Within the listing below, locate all lines containing the word "matplotlib". Copy each one.

++++++++++

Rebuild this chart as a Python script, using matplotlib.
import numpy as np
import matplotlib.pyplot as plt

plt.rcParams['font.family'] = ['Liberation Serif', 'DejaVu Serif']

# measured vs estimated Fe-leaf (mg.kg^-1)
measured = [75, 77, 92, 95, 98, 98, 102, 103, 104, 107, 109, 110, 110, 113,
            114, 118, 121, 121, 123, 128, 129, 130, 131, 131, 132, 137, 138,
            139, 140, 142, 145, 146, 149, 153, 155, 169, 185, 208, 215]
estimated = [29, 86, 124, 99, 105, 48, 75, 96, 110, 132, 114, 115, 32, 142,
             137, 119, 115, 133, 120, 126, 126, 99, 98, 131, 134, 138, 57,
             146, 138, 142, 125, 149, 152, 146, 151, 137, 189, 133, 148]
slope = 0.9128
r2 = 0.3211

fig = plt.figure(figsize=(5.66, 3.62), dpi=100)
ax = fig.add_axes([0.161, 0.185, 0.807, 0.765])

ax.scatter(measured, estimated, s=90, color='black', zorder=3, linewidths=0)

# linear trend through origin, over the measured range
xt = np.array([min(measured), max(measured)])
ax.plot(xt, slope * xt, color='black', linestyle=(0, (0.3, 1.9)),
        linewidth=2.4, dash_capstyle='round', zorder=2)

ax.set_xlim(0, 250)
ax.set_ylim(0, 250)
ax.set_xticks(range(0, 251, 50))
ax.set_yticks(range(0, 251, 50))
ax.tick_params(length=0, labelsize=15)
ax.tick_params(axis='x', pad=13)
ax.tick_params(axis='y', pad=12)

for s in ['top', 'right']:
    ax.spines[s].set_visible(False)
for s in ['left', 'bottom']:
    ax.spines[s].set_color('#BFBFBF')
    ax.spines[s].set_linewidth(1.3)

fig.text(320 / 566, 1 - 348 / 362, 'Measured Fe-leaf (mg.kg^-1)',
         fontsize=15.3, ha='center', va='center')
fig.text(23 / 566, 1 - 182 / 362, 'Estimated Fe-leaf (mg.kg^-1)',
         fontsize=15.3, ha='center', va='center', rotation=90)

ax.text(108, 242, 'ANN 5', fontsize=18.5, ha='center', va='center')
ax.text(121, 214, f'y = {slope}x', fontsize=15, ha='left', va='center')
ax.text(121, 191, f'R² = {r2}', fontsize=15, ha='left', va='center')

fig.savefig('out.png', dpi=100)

++++++++++

● TASK RESULT
Rebuild this chart as a Python script, using matplotlib.
import matplotlib.pyplot as plt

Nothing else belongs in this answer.